Mr. Trump Goes to China
North Korea will dominate the conversation between Donald Trump and Xi Jinping, in large part because Trump is counting on China to rein in its wayward client state. But he will likely come away disappointed, because China’s leaders will seek to avoid difficult decisions in the short run, even at the cost of damaging outcomes over time.
NEW YORK – US President Donald Trump is spending nearly two weeks in Asia, visiting Japan, South Korea, China, Vietnam, and the Philippines. Putting China at the center of the trip makes sense, because it constitutes the most important stop in both strategic and economic terms.
North Korea will dominate much of the conversation when Trump is in China, in large part because he is counting on Chinese leaders to solve the North Korea problem for the United States. This approach is understandable, because the bulk of North Korea’s trade transits Chinese territory, and China could exert enormous pressure on the North if it so chose.

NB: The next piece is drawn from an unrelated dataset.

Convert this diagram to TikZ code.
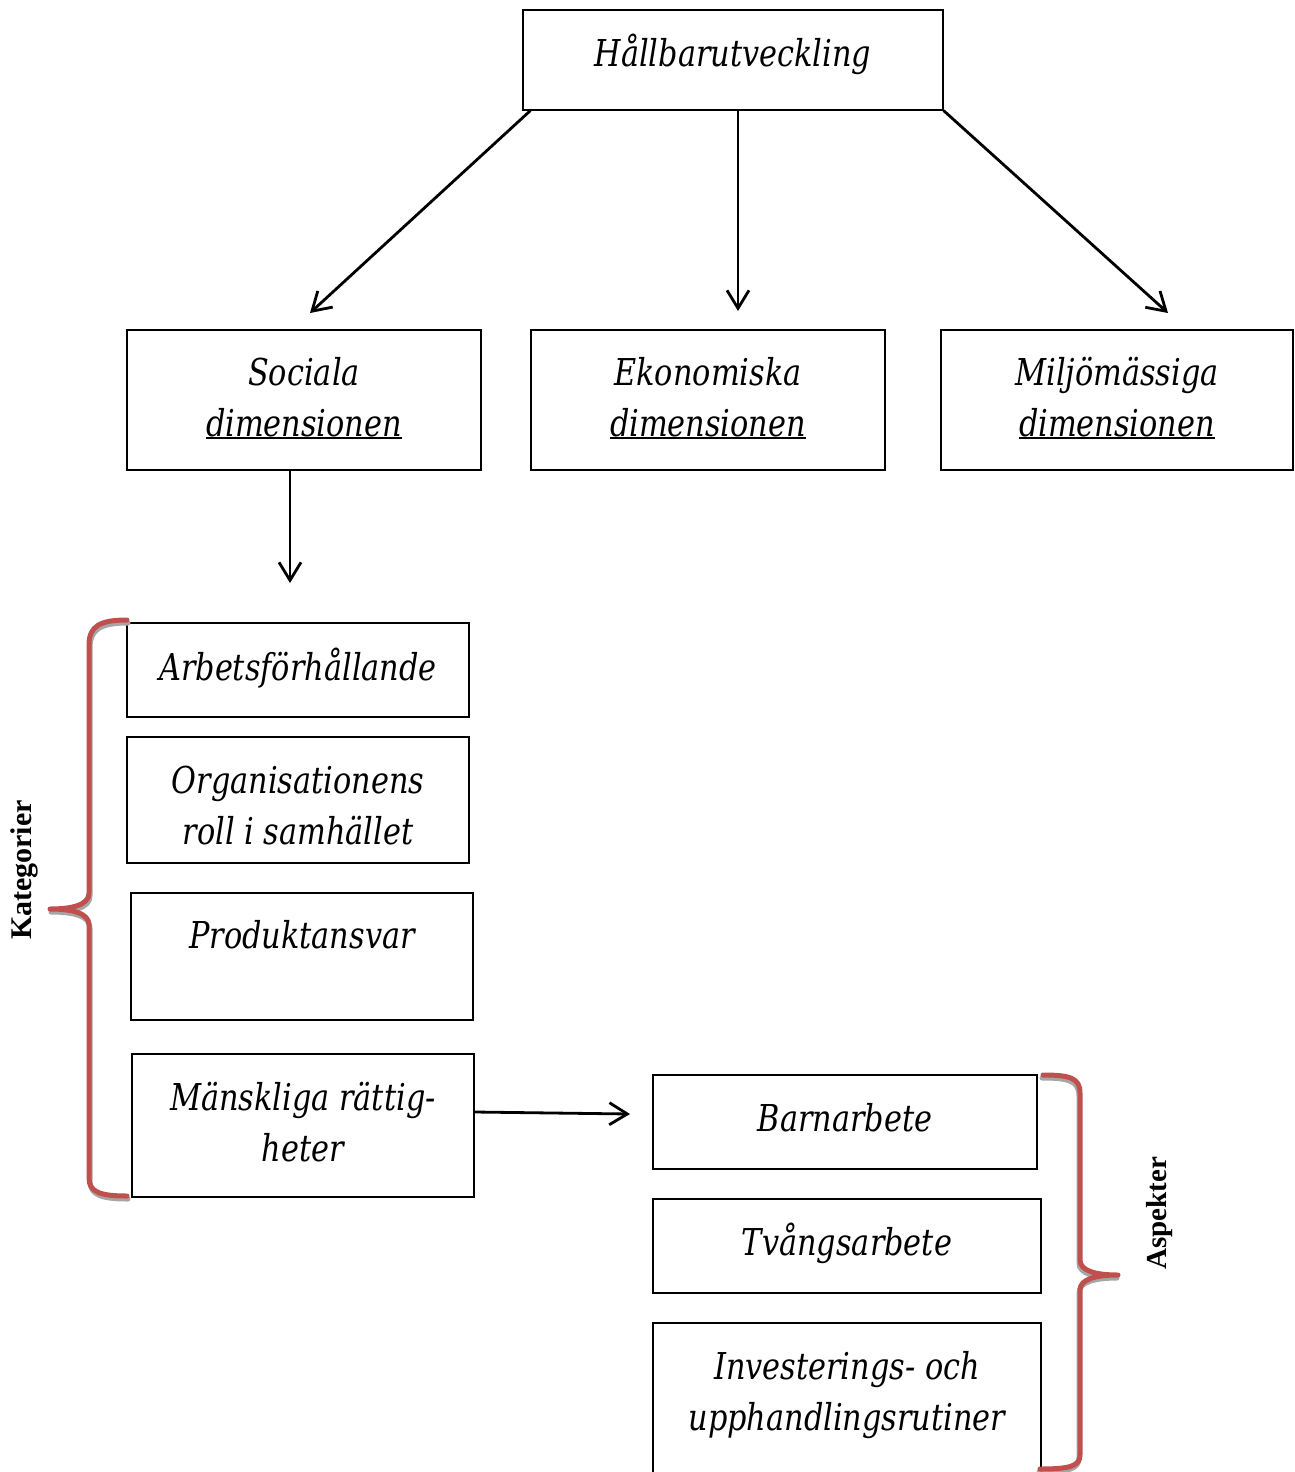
\documentclass[tikz,border=0pt]{standalone}
\usepackage{fontspec}
\setmainfont{DejaVu Serif}[FakeStretch=0.82]
\newfontfamily\lblfont{Liberation Serif}
\usetikzlibrary{arrows.meta}
\definecolor{bracered}{HTML}{C0504D}
\definecolor{braceshadow}{HTML}{A6A6A6}
% underlined word with a heavier rule
\newcommand{\undl}[1]{\setbox0\hbox{#1}\rlap{\rule[-3pt]{\wd0}{1.8pt}}\box0}
% box text: first baseline sits #1 above the box centre
\newcommand{\bx}[2]{\raisebox{#1}[0pt][0pt]{\begin{tabular}[t]{@{}c@{}}#2\end{tabular}}}
\tikzset{
  box/.style={draw, line width=1.1pt, inner sep=0pt,
    font=\itshape\fontsize{37}{51}\selectfont},
  arr/.style={line width=2.8pt, -{Straight Barb[length=18pt,width=22pt,line width=2.8pt]}},
  bracepath/.style={line width=5pt, line cap=round, line join=round},
  lbl/.style={rotate=90, font=\lblfont\bfseries\fontsize{30}{36}\selectfont}
}
\begin{document}
\begin{tikzpicture}[x=1pt,y=-1pt]
\useasboundingbox (0,0) rectangle (1294,1472);

% top level
\node[box, minimum width=420pt, minimum height=100pt] (top) at (733,60) {\bx{-6.5pt}{Hållbarutveckling}};

% dimensions
\node[box, minimum width=354pt, minimum height=140pt] (soc) at (304,400) {\bx{15pt}{Sociala\\\undl{dimensionen}}};
\node[box, minimum width=354pt, minimum height=140pt] (eko) at (708,400) {\bx{15pt}{Ekonomiska\\\undl{dimensionen}}};
\node[box, minimum width=352pt, minimum height=140pt] (mil) at (1117,400) {\bx{15pt}{Miljömässiga\\\undl{dimensionen}}};

% categories
\node[box, minimum width=342pt, minimum height=94pt] (arb) at (298,670) {\bx{-10pt}{Arbetsförhållande}};
\node[box, minimum width=342pt, minimum height=126pt] (org) at (298,800) {\bx{7pt}{Organisationens\\roll i samhället}};
\node[box, minimum width=342pt, minimum height=127pt] (pro) at (302,956.5) {\bx{8pt}{Produktansvar}};
\node[box, minimum width=342pt, minimum height=143pt] (man) at (303,1125.5) {\bx{15pt}{Mänskliga rättig-\\heter}};

% aspects
\node[box, minimum width=384pt, minimum height=94pt] (bar) at (845,1122) {\bx{-9pt}{Barnarbete}};
\node[box, minimum width=388pt, minimum height=94pt] (tva) at (847,1246) {\bx{-9.5pt}{Tvångsarbete}};
\node[box, minimum width=388pt, minimum height=186pt] (inv) at (847,1416) {\bx{37pt}{Investerings- och\\upphandlingsrutiner}};

% arrow ends
\coordinate (tsoc) at (310,313);
\coordinate (teko) at (738,311);
\coordinate (tmil) at (1168,313);
\coordinate (tcat) at (290,583);
\coordinate (tasp) at (630,1114);

\draw[arr] ([xshift=8pt]top.south west) -- (tsoc);
\draw[arr] ([xshift=5pt]top.south) -- (teko);
\draw[arr] (top.south east) -- (tmil);
\draw[arr] ([xshift=-14pt]soc.south) -- (tcat);
\draw[arr] ([yshift=13.5pt]man.east) -- (tasp);

% left brace (shadow, then red)
\foreach \c/\dx/\dy in {braceshadow/1/3, bracered/0/0}{
  \draw[bracepath, \c, shift={(\dx,\dy)}]
    (127,620) .. controls (100,620) and (89,626) .. (89,645)
    -- (89,893) .. controls (89,905) and (72,909) .. (50,909)
    .. controls (72,909) and (89,913) .. (89,925)
    -- (89,1178) .. controls (89,1192) and (100,1196) .. (127,1196);
}
% right brace (shadow, then red)
\foreach \c/\dx/\dy in {braceshadow/-1/3, bracered/0/0}{
  \draw[bracepath, \c, shift={(\dx,\dy)}]
    (1043,1075) .. controls (1070,1075) and (1080,1078) .. (1080,1093)
    -- (1080,1260) .. controls (1080,1271) and (1096,1275) .. (1118,1275)
    .. controls (1096,1275) and (1080,1279) .. (1080,1290)
    -- (1080,1455) .. controls (1080,1466) and (1070,1469) .. (1040,1469);
}

\node[lbl] (kat) at (24,870) {Kategorier};
\node[lbl, font=\lblfont\bfseries\fontsize{29}{34}\selectfont] (asp) at (1160,1213) {Aspekter};
\end{tikzpicture}
\end{document}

But Trump will likely come away disappointed. China will resist deploying its full leverage, lest it undermine North Korea’s stability and end up worse off as a result. The irony and potential tragedy of China’s position is that allowing North Korea to increase and improve its nuclear and missile arsenals could fuel momentum toward war, or lead South Korea, Japan, or both to reconsider their non-nuclear postures. Any of these outcomes would be inconsistent with Chinese strategic interests; but, like many governments, China’s leaders will seek to avoid difficult decisions in the short run, even if this results in damaging outcomes over time.